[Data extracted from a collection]
==============================

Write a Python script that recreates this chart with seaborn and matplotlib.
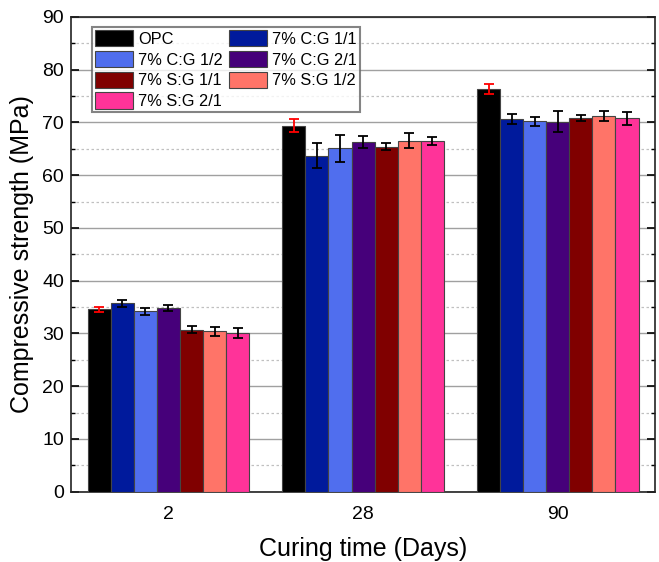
import matplotlib
matplotlib.use("Agg")
import matplotlib.pyplot as plt
import seaborn as sns
import pandas as pd
import numpy as np
from matplotlib.ticker import MultipleLocator

days = ["2", "28", "90"]
groups = ["OPC", "7% C:G 1/1", "7% C:G 1/2", "7% C:G 2/1",
          "7% S:G 1/1", "7% S:G 1/2", "7% S:G 2/1"]
# strength per group, ordered by days
opc      = [34.6, 69.4, 76.3]
cg_11    = [35.7, 63.7, 70.6]
cg_12    = [34.2, 65.1, 70.2]
cg_21    = [34.8, 66.3, 70.1]
sg_11    = [30.7, 65.4, 70.9]
sg_12    = [30.4, 66.5, 71.2]
sg_21    = [30.0, 66.4, 70.8]
opc_err   = [0.45, 1.3, 0.9]
cg_11_err = [0.6, 2.3, 0.9]
cg_12_err = [0.7, 2.6, 0.8]
cg_21_err = [0.55, 1.1, 2.0]
sg_11_err = [0.7, 0.6, 0.55]
sg_12_err = [0.85, 1.4, 1.0]
sg_21_err = [0.95, 0.75, 1.25]

values = [opc, cg_11, cg_12, cg_21, sg_11, sg_12, sg_21]
errors = [opc_err, cg_11_err, cg_12_err, cg_21_err, sg_11_err, sg_12_err, sg_21_err]
colors = ["#000000", "#001A9C", "#506EEE", "#46007A", "#800000", "#FF7468", "#FF3399"]

rows = []
for g, vals in zip(groups, values):
    for d, v in zip(days, vals):
        rows.append({"day": d, "group": g, "value": v})
df = pd.DataFrame(rows)

sns.set_style("white")
plt.rcParams["font.family"] = ["Liberation Sans", "DejaVu Sans"]
plt.rcParams["text.color"] = "black"
plt.rcParams["axes.labelcolor"] = "black"
plt.rcParams["xtick.color"] = "black"
plt.rcParams["ytick.color"] = "black"

fig = plt.figure(figsize=(6.59, 5.62), dpi=100)
ax = fig.add_axes([0.108, 0.125, 0.886, 0.845])

sns.barplot(data=df, x="day", y="value", hue="group", order=days, hue_order=groups,
            palette=colors, width=0.83, edgecolor="#444444", linewidth=0.8,
            errorbar=None, saturation=1, ax=ax, zorder=3)

bar_conts = list(ax.containers)
for i, cont in enumerate(bar_conts):
    for j, bar in enumerate(cont.patches):
        x = bar.get_x() + bar.get_width() / 2
        y = bar.get_height()
        ax.errorbar(x, y, yerr=errors[i][j], fmt="none",
                    ecolor="red" if i == 0 else "black",
                    elinewidth=1.3, capsize=3.7, capthick=1.3, zorder=4)

ax.set_xlim(-0.5, 2.5)
ax.set_ylim(0, 90)
ax.yaxis.set_major_locator(MultipleLocator(10))
ax.yaxis.set_minor_locator(MultipleLocator(5))
ax.grid(axis="y", which="major", color="#A0A0A0", linewidth=1.0, linestyle="-", zorder=0)
ax.grid(axis="y", which="minor", color="#C0C0C0", linewidth=0.9, linestyle=(0, (2, 2)), zorder=0)
ax.grid(axis="x", visible=False)
ax.set_axisbelow(True)
ax.tick_params(axis="y", which="major", direction="in", length=6, width=1.2,
               left=True, right=True, labelsize=14, colors="black", pad=5)
ax.tick_params(axis="y", which="minor", direction="in", length=3, width=1.0,
               left=True, right=True, colors="black")
ax.tick_params(axis="x", length=0, labelsize=14, pad=10, colors="black")
for s in ax.spines.values():
    s.set_color("#222222")
    s.set_linewidth(1.2)

ax.set_xlabel("Curing time (Days)", fontsize=18, labelpad=10, color="black")
ax.set_ylabel("Compressive strength (MPa)", fontsize=18, labelpad=6, color="black")

handles, labels = ax.get_legend_handles_labels()
handles, labels = handles[:7], labels[:7]
if ax.get_legend() is not None:
    ax.get_legend().remove()
order = [0, 2, 4, 6, 1, 3, 5]
leg = ax.legend([handles[k] for k in order], [labels[k] for k in order],
                ncol=2, loc="upper left", bbox_to_anchor=(0.036, 0.979),
                fontsize=11.8, frameon=True, fancybox=False, edgecolor="#666666",
                handlelength=2.3, handleheight=1.15, labelspacing=0.25,
                columnspacing=0.4, handletextpad=0.3, borderpad=0.2,
                borderaxespad=0.0)
leg.get_frame().set_linewidth(1.5)
for t in leg.get_texts():
    t.set_color("black")
leg.set_zorder(10)

fig.savefig("out.png", dpi=100)
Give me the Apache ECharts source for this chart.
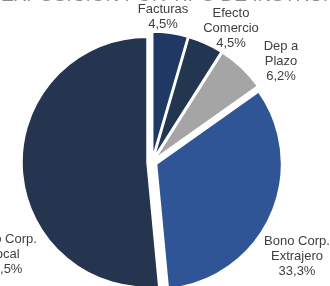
<!DOCTYPE html>
<html>
<head>
<meta charset="utf-8">
<script src="https://cdn.jsdelivr.net/npm/echarts@6/dist/echarts.min.js"></script>
<style>
  html, body { margin: 0; padding: 0; background: #fff; }
  #chart { width: 330px; height: 286px; }
</style>
</head>
<body>
<div id="chart"></div>
<script>
// datos del gráfico
const categorias = ['Facturas', 'Efecto\nComercio', 'Dep a\nPlazo', 'Bono Corp.\nExtrajero', 'Bono Corp.\nLocal'];
const valores = [4.5, 4.5, 6.2, 33.3, 51.5];
const colores = ['#1F3864', '#233650', '#A5A5A5', '#2F5597', '#253550'];

// dónde va cada etiqueta (centro del texto)
const etiquetas = [[163, 17], [231, 28], [281, 61], [297, 256], [4, 254]];

const myChart = echarts.init(document.getElementById('chart'));

function fmt(v) {
    return v.toFixed(1).replace('.', ',') + '%';
}

const option = {
    animation: false,
    title: {
        text: 'EXPOSICIÓN POR TIPO DE INSTRUMENTO',
        left: -4,
        top: -19,
        textStyle: { color: '#8c8c8c', fontSize: 19, fontWeight: 'normal', fontFamily: 'Liberation Sans' }
    },
    graphic: categorias.map(function (c, i) {
        return {
            type: 'text',
            x: etiquetas[i][0],
            y: etiquetas[i][1],
            z: 10,
            style: {
                text: c + '\n' + fmt(valores[i]),
                fill: '#404040',
                font: '13px "Liberation Sans"',
                lineHeight: 15,
                align: 'center',
                verticalAlign: 'middle'
            }
        };
    }),
    series: [
        {
            type: 'pie',
            center: [152, 162],
            radius: 125,
            startAngle: 90,
            clockwise: true,
            selectedMode: 'multiple',
            selectedOffset: 5,
            emphasis: { disabled: true },
            itemStyle: { borderColor: '#fff', borderWidth: 1.5 },
            select: { itemStyle: { borderColor: '#fff', borderWidth: 1.5 } },
            label: { show: false },
            labelLine: { show: false },
            data: categorias.map(function (c, i) {
                return { name: c, value: valores[i], selected: true, itemStyle: { color: colores[i] } };
            })
        }
    ]
};

myChart.setOption(option);
</script>
</body>
</html>
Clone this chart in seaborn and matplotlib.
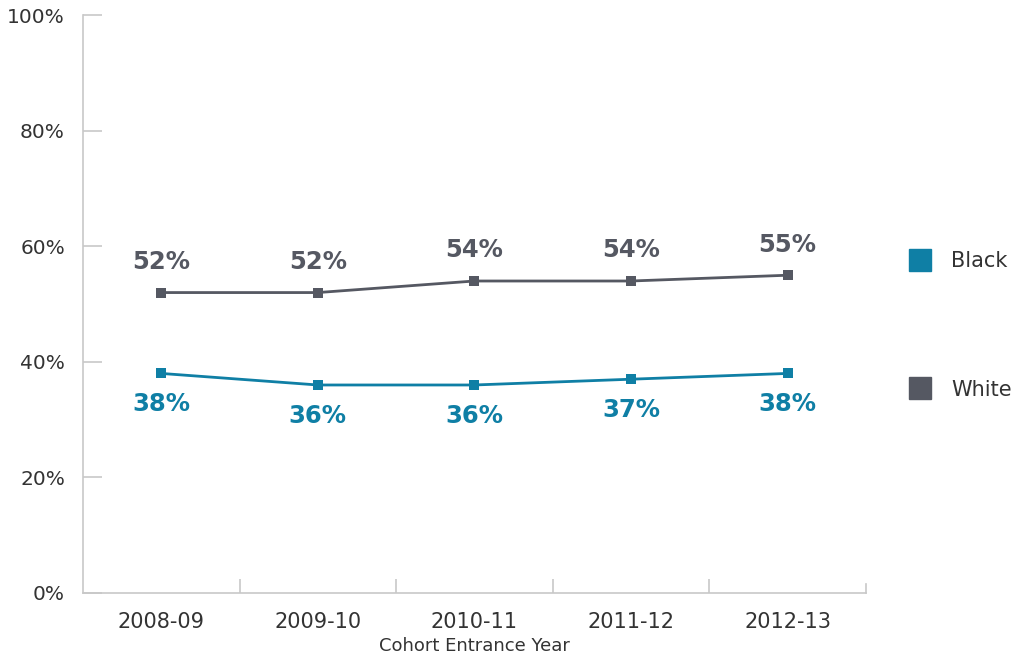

==============================

**REQUEST**
Repeat exactly the lines from the first line of the records above through the line containing "from matplotlib.ticker import MultipleLocator", leaving out the pictures.

**WRITTEN ANSWER**
Write a Python script that recreates this chart with seaborn and matplotlib.
import matplotlib
matplotlib.use("Agg")
import matplotlib.pyplot as plt
import seaborn as sns
import pandas as pd
import numpy as np
from matplotlib.ticker import MultipleLocator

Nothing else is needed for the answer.